Providers urge advisers to help close protection gap

Providers urge advisers to help close protection gap

Cirencester Friendly has urged advisers to help tackle the problem of Britons being unprepared for a long-term absence from work, in response to research showing 53 per cent of workers would depend on the state in the event of being off due to illness or injury.

The income protection provider commissioned YouGov to interview a sample of 2,007 UK adults, and found that 41 per cent of workers think they would last less than three months before they ran into financial difficulties.

Cirencester pointed out that although employment contracts will vary, workers who are off sick for four or more days in a row are entitled to a minimum of £88.45 through statutory sick pay - paid for 28 weeks by the employer.

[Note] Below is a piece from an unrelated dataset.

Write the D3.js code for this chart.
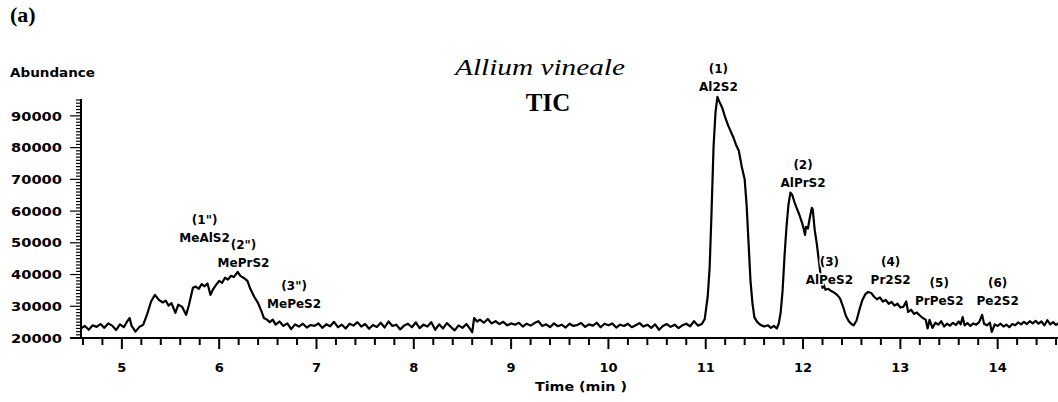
<!DOCTYPE html>
<html>
<head>
<meta charset="utf-8">
<script src="https://d3js.org/d3.v7.min.js"></script>
<style>
  body { margin: 0; background: #fff; }
  svg { display: block; }
  .tick-label { font-family: "DejaVu Sans", sans-serif; font-weight: bold; font-size: 13px; fill: #000; }
  .peak-label { font-family: "DejaVu Sans", sans-serif; font-weight: bold; font-size: 12px; fill: #000;
                stroke: #fff; stroke-width: 3px; paint-order: stroke; }
</style>
</head>
<body>
<svg id="tic" width="1058" height="402"></svg>
<script>
// trace, [time (min), abundance]
const earlyTrace = [
  [4.58,23000],[4.62,23800],[4.66,22600],[4.70,24000],[4.74,23500],[4.78,24400],[4.82,23200],
  [4.86,24600],[4.90,23900],[4.94,22500],[4.98,24300],[5.02,23400],[5.06,25500],[5.08,26300],
  [5.10,23800],[5.14,22000],[5.18,23500],[5.22,24200],[5.26,27500],[5.30,31500],[5.34,33600]
];
const methylTrace = [
  [5.38,32000],[5.42,31200],[5.45,31800],[5.48,30200],[5.51,31000],[5.55,27900],[5.58,30500],
  [5.62,29800],[5.66,27300],[5.69,30500],[5.73,35800],[5.76,36200],[5.79,35500],[5.82,37000],
  [5.85,36300],[5.88,37200],[5.91,33600],[5.94,35500],[5.97,36800],[6.00,38000],[6.03,37400],
  [6.06,39000],[6.09,38400],[6.12,39600],[6.15,39200],[6.19,40800],[6.22,39500],[6.25,39000],
  [6.29,38000],[6.32,35500],[6.36,33000],[6.40,31000],[6.43,28800],[6.46,26300],[6.49,25800],
  [6.52,25000],[6.55,25800],[6.58,24200],[6.62,25200],[6.66,23800],[6.70,24600],[6.74,22800],
  [6.78,24300]
];
const baselineTrace = [
  [6.82,23600],[6.86,24500],[6.90,23300],[6.94,24100],[6.98,23800],[7.02,24600],[7.06,23200],
  [7.10,24300],[7.14,23700],[7.18,25100],[7.22,23400],[7.26,24200],[7.30,23000],[7.34,24500],
  [7.38,23900],[7.42,25000],[7.46,23600],[7.50,24400],[7.54,22900],[7.58,24100],[7.62,23500],
  [7.66,24800],[7.70,23300],[7.74,25200],[7.78,23800],[7.82,24200],[7.86,22700],[7.90,23900],
  [7.94,24500],[7.98,23400],[8.02,24900],[8.06,23100],[8.10,24200],[8.14,23600],[8.18,25000],
  [8.22,22600],[8.26,24300],[8.30,23000],[8.34,24700],[8.38,23500],[8.42,22400],[8.46,24000],
  [8.50,23200],[8.54,24400],[8.58,22800],[8.60,21800],[8.62,26300],[8.65,25200],[8.68,25800],
  [8.72,24800],[8.76,26000],[8.80,24600],[8.84,25300],[8.88,24400],[8.92,25100],[8.96,24000],
  [9.00,24600],[9.04,24200],[9.08,24800],[9.12,23600],[9.16,24500],[9.20,23900],[9.24,24700],
  [9.28,25300],[9.32,23800],[9.36,24300],[9.40,23400],[9.44,24600],[9.48,23700],[9.52,24200],
  [9.56,23300],[9.60,24500],[9.64,23800],[9.68,24100],[9.72,24700],[9.76,23500],[9.80,24300],
  [9.84,23900],[9.88,24800],[9.92,23400],[9.96,24500],[10.00,24000],[10.04,24600],[10.08,23300],
  [10.12,24200],[10.16,23800],[10.20,24500],[10.24,23400],[10.28,24000],[10.32,24700],[10.36,23600],
  [10.40,24200],[10.44,23200],[10.48,24300],[10.52,22600],[10.56,23800],[10.60,24400],[10.64,23500],
  [10.68,24200],[10.72,23100],[10.76,24000],[10.80,24500],[10.84,23700],[10.88,25300],[10.92,23900],
  [10.96,24400]
];
const allylTrace = [
  [10.99,26000],[11.02,33000],[11.04,42000],[11.06,60000],[11.08,80000],[11.10,91000],[11.12,96000],
  [11.14,94500],[11.17,92500],[11.20,89500],[11.23,87000],[11.25,85600],[11.28,83500],[11.31,81000],
  [11.34,79000],[11.37,74000],[11.40,70000],[11.42,62000],[11.44,50000],[11.46,38000],[11.48,31000],
  [11.50,26500],[11.53,25000],[11.56,24200],[11.60,23600],[11.64,24000],[11.67,23200],[11.70,23800],
  [11.73,23000],[11.75,24500],[11.77,28000],[11.79,35000],[11.81,46000],[11.83,55000],[11.85,62000],
  [11.87,65800],[11.89,65000],[11.91,63000],[11.93,61300],[11.96,59000],[11.99,56300],[12.01,54000],
  [12.02,52500],[12.03,55000],[12.05,54500],[12.07,58000],[12.09,61000],[12.10,60500],[12.12,54000],
  [12.14,50000],[12.16,45000],[12.18,40000],[12.20,35800],[12.21,37000],[12.23,35200],[12.26,35500],
  [12.29,34800],[12.32,34300],[12.35,33600],[12.38,32500],[12.41,30000],[12.44,27000],[12.47,25300],
  [12.50,24300],[12.52,24000],[12.55,25500],[12.58,29000],[12.61,32000],[12.64,33800],[12.67,34500],
  [12.70,34200],[12.73,33000],[12.76,32200],[12.79,32800],[12.82,31500],[12.85,32000],[12.88,30800],
  [12.91,31400],[12.94,30200],[12.97,30800],[13.00,29600],[13.03,29800],[13.06,31500],[13.08,28200],
  [13.11,28900],[13.14,27600],[13.17,28000],[13.20,27100],[13.23,26300],[13.26,25800],[13.28,23000],
  [13.30,25700],[13.33,23200],[13.36,24800],[13.39,24200],[13.42,25300]
];
const lateTrace = [
  [13.45,23600],[13.48,24500],[13.51,23900],[13.54,24800],[13.57,24100],[13.60,25200],[13.62,24300],
  [13.64,26600],[13.66,24000],[13.69,24700],[13.72,23800],[13.75,24600],[13.78,24200],[13.81,25000],
  [13.84,27300],[13.86,24500],[13.89,24000],[13.92,24800],[13.94,21900],[13.97,24300],[14.00,23800],
  [14.03,24500],[14.06,23600],[14.09,24200],[14.12,23400],[14.15,24400],[14.18,24000],[14.21,24900],
  [14.24,24300],[14.27,25100],[14.30,24400],[14.33,25300],[14.36,24600],[14.39,25400],[14.42,24500],
  [14.45,25200],[14.48,24000],[14.51,25600],[14.54,24300],[14.57,25000],[14.60,24100],[14.63,24800]
];

// peak annotations: id, compound, label anchor [time, abundance]
const peakIds = ['(1")', '(2")', '(3")', "(1)", "(2)", "(3)", "(4)", "(5)", "(6)"];
const peakNames = ["MeAlS2", "MePrS2", "MePeS2", "Al2S2", "AlPrS2", "AlPeS2", "Pr2S2", "PrPeS2", "Pe2S2"];
const peakTimes = [5.85, 6.25, 6.77, 11.13, 12.0, 12.27, 12.9, 13.40, 14.0];
const peakLabelLevels = [51500, 43700, 30700, 99200, 68900, 38300, 38300, 31700, 31700];

const xTickValues = [5, 6, 7, 8, 9, 10, 11, 12, 13, 14];
const yTickValues = [20000, 30000, 40000, 50000, 60000, 70000, 80000, 90000];

const trace = [].concat(earlyTrace, methylTrace, baselineTrace, allylTrace, lateTrace);

const svg = d3.select("#tic");

//scales
const x = d3.scaleLinear().domain([4.58, 14.62]).range([81, 1058]);
const y = d3.scaleLinear().domain([20000, 95000]).range([338, 100]);

//x axis: line, minor ticks every 0.2 min, major every minute
svg.append("line")
    .attr("x1", 70).attr("x2", 1058)
    .attr("y1", y(20000)).attr("y2", y(20000))
    .attr("stroke", "#000").attr("stroke-width", 2);

const xMinor = d3.range(4.6, 14.61, 0.2);
svg.append("g").selectAll("line")
    .data(xMinor)
    .join("line")
    .attr("x1", d => x(d)).attr("x2", d => x(d))
    .attr("y1", y(20000))
    .attr("y2", d => Math.abs(d - Math.round(d)) < 0.01 ? y(20000) + 11 : y(20000) + 7)
    .attr("stroke", "#000").attr("stroke-width", 2);

svg.append("g").selectAll("text")
    .data(xTickValues)
    .join("text")
    .attr("class", "tick-label")
    .attr("x", d => x(d))
    .attr("y", 372)
    .attr("text-anchor", "middle")
    .text(d => d);

//y axis: line, minor ticks every 1000, labelled every 10000
svg.append("line")
    .attr("x1", 81).attr("x2", 81)
    .attr("y1", y(95300)).attr("y2", y(20000) + 1)
    .attr("stroke", "#000").attr("stroke-width", 2);

const yMinor = d3.range(20000, 95001, 1000);
svg.append("g").selectAll("line")
    .data(yMinor)
    .join("line")
    .attr("x1", d => d % 10000 === 0 ? 70 : 76)
    .attr("x2", 81)
    .attr("y1", d => y(d)).attr("y2", d => y(d))
    .attr("stroke", "#000").attr("stroke-width", 1.2);

svg.append("g").selectAll("text")
    .data(yTickValues)
    .join("text")
    .attr("class", "tick-label")
    .attr("x", 62)
    .attr("y", d => y(d))
    .attr("dy", "0.36em")
    .attr("text-anchor", "end")
    .attr("textLength", 51)
    .attr("lengthAdjust", "spacingAndGlyphs")
    .text(d => d);

//the TIC trace
const line = d3.line()
    .x(d => x(d[0]))
    .y(d => y(d[1]));

svg.append("path")
    .datum(trace)
    .attr("d", line)
    .attr("fill", "none")
    .attr("stroke", "#000")
    .attr("stroke-width", 2.2)
    .attr("stroke-linejoin", "round");

//peak labels, drawn over the trace with a white knock-out
const labels = svg.append("g").selectAll("g")
    .data(peakNames)
    .join("g")
    .attr("transform", (d, i) => "translate(" + x(peakTimes[i]) + "," + y(peakLabelLevels[i]) + ")");
labels.append("text")
    .attr("class", "peak-label")
    .attr("text-anchor", "middle")
    .attr("dy", "0.36em")
    .text(d => d);
labels.append("text")
    .attr("class", "peak-label")
    .attr("text-anchor", "middle")
    .attr("y", -18)
    .attr("dy", "0.36em")
    .text((d, i) => peakIds[i]);

//titles
svg.append("text")
    .attr("x", 10).attr("y", 22)
    .style("font-family", "'Liberation Serif', serif")
    .style("font-weight", "bold")
    .style("font-size", "22px")
    .text("(a)");

svg.append("text")
    .attr("x", 10).attr("y", 77)
    .attr("textLength", 85)
    .attr("lengthAdjust", "spacingAndGlyphs")
    .style("font-family", "'DejaVu Sans', sans-serif")
    .style("font-weight", "bold")
    .style("font-size", "11.5px")
    .text("Abundance");

svg.append("text")
    .attr("x", 540).attr("y", 75)
    .attr("text-anchor", "middle")
    .attr("textLength", 170)
    .attr("lengthAdjust", "spacingAndGlyphs")
    .style("font-family", "'Liberation Serif', serif")
    .style("font-style", "italic")
    .style("font-size", "23px")
    .text("Allium vineale");

svg.append("text")
    .attr("x", 548).attr("y", 111)
    .attr("text-anchor", "middle")
    .style("font-family", "'Liberation Serif', serif")
    .style("font-weight", "bold")
    .style("font-size", "25px")
    .text("TIC");

svg.append("text")
    .attr("x", 581).attr("y", 391)
    .attr("text-anchor", "middle")
    .attr("textLength", 92)
    .attr("lengthAdjust", "spacingAndGlyphs")
    .style("font-family", "'DejaVu Sans', sans-serif")
    .style("font-weight", "bold")
    .style("font-size", "12.5px")
    .text("Time (min )");
</script>
</body>
</html>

Thereafter, the claimant has to make an application for employment and support allowance, with an assessment rate of £57.90 per week for under 25s and £73.10 for over 25s is paid for up to 13 weeks and then either £102.15 or £109.30 per week depending on circumstances thereafter.

The current UK average earnings is £488 per week so the provider argued that even a temporary reliance on statutory sick pay or employment and support allowance would result in a significant financial shortfall for many workers.

Office of National Statistics data this year showed that over 2.5m people have been unable to work for three months or more and are claiming illness-related benefits.

Rebecca Young, head of marketing at Cirencester Friendly, commented that the findings should serve as a warning to the adviser community and UK population as a whole.

“Protecting earnings is an important aspect of sound financial planning; those who are unable to work due to illness or injury face a dramatic reduction in their income which in turn, results in difficulty making mortgage repayments or paying rent, buying food and paying bills.

“Responsible advisers have a duty to ensure that their clients have put adequate safeguards in place should the worst happen.”